## REQUIREMENTS
Copy every line of the entries that includes the word "this".

## EXTRACTED MATERIAL
━━━━━━━━
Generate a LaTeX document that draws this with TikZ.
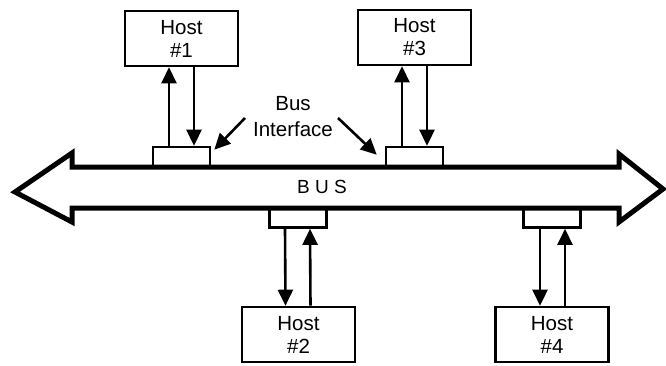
━━━━━━━━
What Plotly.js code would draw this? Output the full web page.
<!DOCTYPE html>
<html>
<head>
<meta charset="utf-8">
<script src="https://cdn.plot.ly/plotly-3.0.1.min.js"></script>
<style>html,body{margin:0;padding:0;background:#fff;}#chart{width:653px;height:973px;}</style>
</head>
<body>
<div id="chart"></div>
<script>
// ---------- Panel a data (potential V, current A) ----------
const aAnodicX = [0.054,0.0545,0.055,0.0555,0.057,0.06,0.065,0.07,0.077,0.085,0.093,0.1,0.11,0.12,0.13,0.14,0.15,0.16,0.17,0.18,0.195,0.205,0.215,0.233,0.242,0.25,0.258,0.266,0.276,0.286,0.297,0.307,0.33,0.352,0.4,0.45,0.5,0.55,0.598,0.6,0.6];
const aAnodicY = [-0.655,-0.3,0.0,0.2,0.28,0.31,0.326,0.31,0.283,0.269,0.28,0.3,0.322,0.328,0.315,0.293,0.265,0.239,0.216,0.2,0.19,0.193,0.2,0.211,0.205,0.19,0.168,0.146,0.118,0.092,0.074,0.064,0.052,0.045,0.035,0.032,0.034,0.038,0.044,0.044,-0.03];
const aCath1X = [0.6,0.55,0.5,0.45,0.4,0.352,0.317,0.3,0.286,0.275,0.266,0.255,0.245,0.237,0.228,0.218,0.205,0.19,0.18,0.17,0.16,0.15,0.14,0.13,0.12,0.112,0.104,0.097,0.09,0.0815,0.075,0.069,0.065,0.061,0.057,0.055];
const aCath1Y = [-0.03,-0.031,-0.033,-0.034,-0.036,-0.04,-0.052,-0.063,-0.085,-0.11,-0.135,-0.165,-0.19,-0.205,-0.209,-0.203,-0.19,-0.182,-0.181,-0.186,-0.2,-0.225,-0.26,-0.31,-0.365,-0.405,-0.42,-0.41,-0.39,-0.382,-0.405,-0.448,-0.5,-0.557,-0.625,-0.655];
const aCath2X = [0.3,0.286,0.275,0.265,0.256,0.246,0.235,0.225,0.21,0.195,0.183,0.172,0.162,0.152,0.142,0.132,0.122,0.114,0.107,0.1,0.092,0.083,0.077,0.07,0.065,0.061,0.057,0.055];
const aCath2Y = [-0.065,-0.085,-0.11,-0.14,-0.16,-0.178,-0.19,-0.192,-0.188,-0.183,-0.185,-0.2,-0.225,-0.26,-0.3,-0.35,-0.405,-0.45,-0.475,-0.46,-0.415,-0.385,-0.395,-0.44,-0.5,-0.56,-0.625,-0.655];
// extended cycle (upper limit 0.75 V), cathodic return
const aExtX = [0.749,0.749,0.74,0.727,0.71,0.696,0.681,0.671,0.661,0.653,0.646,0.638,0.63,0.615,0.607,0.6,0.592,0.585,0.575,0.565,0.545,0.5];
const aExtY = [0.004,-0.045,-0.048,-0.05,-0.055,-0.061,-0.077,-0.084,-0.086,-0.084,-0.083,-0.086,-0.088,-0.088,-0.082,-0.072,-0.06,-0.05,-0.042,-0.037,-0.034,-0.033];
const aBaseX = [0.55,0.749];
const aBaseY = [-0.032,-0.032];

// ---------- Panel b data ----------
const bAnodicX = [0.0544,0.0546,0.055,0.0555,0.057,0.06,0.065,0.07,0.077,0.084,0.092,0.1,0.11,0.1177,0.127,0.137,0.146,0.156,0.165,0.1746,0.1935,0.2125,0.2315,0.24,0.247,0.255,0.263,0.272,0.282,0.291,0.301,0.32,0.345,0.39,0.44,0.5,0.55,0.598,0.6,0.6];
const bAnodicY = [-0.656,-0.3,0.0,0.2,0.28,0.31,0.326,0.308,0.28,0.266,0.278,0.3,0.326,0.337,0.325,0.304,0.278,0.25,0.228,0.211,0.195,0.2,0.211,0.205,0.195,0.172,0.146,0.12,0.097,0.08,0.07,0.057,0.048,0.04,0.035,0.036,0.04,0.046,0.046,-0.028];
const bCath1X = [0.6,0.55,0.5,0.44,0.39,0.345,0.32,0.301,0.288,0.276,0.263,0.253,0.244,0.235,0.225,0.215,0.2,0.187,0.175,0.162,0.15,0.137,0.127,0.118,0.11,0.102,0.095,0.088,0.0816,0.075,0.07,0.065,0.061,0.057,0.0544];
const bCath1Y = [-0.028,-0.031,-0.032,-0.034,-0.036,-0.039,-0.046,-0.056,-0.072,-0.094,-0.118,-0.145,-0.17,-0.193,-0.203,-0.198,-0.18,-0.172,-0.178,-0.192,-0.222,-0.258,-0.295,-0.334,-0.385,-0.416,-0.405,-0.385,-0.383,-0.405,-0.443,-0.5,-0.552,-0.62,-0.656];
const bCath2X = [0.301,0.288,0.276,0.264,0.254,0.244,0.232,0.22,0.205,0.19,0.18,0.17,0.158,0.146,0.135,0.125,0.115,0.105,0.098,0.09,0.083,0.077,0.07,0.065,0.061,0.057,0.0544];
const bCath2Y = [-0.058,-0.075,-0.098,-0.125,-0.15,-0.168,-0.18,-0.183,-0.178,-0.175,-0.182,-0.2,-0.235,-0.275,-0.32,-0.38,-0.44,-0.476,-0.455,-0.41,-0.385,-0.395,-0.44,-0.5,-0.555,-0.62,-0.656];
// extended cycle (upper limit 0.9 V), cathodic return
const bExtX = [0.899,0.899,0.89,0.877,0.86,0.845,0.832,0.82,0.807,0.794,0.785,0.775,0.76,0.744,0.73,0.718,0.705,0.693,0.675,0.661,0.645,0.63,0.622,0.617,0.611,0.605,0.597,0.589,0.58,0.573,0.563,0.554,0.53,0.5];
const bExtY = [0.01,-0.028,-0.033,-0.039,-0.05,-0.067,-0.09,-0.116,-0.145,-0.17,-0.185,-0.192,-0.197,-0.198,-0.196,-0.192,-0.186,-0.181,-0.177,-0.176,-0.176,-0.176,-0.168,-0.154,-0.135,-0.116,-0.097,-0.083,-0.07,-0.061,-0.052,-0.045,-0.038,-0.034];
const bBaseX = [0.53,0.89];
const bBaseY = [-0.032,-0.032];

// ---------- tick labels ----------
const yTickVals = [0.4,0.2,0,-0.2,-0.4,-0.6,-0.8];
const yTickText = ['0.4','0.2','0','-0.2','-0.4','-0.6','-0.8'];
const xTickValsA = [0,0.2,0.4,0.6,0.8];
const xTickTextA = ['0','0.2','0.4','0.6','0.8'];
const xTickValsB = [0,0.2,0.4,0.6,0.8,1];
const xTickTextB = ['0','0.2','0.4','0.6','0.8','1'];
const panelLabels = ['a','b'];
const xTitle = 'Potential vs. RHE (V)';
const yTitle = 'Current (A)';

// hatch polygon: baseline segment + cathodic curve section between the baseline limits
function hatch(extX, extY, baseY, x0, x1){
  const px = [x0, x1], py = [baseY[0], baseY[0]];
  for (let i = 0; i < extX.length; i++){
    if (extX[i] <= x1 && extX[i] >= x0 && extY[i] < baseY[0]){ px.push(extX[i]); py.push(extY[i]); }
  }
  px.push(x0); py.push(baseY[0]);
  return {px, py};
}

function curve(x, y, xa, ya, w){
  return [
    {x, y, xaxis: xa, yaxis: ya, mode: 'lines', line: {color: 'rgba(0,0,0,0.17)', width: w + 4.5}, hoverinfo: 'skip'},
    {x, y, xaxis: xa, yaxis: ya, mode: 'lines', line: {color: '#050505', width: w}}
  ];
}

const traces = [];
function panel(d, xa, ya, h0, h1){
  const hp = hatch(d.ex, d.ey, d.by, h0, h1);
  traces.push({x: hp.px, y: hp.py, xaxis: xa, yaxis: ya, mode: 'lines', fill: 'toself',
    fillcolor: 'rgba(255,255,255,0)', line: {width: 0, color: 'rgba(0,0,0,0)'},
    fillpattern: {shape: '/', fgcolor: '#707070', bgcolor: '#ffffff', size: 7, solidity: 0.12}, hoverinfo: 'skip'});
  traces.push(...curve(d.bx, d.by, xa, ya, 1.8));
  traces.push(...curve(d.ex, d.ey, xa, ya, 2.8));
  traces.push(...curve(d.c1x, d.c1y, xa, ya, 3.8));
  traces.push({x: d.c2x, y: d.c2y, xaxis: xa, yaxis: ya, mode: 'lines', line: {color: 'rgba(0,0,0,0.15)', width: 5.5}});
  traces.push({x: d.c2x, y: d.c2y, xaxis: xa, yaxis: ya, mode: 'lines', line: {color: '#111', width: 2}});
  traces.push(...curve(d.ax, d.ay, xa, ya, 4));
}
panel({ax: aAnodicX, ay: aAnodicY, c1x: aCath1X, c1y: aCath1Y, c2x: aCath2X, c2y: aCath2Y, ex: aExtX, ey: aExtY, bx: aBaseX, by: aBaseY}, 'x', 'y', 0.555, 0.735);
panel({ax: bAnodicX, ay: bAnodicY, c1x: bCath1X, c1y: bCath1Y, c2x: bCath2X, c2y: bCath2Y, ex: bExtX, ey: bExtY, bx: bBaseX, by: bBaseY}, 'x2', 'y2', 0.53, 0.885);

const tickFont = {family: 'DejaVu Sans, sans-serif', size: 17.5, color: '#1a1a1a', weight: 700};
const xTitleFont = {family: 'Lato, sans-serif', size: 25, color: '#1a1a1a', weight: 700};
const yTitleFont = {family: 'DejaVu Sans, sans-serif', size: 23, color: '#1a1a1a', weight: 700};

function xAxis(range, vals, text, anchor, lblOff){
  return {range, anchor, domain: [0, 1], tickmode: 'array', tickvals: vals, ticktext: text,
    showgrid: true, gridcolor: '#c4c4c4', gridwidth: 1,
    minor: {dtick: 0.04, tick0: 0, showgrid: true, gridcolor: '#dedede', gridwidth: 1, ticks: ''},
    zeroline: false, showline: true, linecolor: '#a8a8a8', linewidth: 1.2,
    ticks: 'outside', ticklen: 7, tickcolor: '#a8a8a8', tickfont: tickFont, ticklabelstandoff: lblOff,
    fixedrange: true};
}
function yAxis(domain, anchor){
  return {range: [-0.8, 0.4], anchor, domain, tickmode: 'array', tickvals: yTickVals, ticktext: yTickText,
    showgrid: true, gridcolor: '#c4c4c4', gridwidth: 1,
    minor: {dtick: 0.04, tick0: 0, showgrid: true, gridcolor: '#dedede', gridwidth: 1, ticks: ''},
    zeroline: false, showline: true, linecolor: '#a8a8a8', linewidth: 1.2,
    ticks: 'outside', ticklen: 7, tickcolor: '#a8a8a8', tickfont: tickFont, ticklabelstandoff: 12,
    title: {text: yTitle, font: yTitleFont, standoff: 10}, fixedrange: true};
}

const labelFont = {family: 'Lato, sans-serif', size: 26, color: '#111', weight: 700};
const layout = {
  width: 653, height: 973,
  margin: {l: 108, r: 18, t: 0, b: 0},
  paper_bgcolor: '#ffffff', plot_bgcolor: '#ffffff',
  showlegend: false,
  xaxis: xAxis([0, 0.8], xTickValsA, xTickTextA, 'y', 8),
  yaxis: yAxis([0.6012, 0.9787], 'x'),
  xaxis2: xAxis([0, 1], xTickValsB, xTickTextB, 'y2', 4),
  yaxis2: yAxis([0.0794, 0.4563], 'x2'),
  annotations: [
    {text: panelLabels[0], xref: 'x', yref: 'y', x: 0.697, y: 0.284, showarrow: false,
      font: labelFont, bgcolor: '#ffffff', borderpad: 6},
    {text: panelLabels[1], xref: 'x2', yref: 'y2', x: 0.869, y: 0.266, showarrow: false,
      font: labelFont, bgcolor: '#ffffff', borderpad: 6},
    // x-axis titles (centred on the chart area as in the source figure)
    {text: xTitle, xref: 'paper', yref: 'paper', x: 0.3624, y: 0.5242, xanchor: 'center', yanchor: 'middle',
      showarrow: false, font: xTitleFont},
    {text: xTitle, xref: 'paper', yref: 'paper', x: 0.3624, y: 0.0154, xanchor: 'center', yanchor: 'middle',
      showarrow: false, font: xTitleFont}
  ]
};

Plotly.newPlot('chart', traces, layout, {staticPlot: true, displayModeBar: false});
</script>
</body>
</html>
━━━━━━━━
## THE ANSWER
Generate a LaTeX document that draws this with TikZ.
What Plotly.js code would draw this? Output the full web page.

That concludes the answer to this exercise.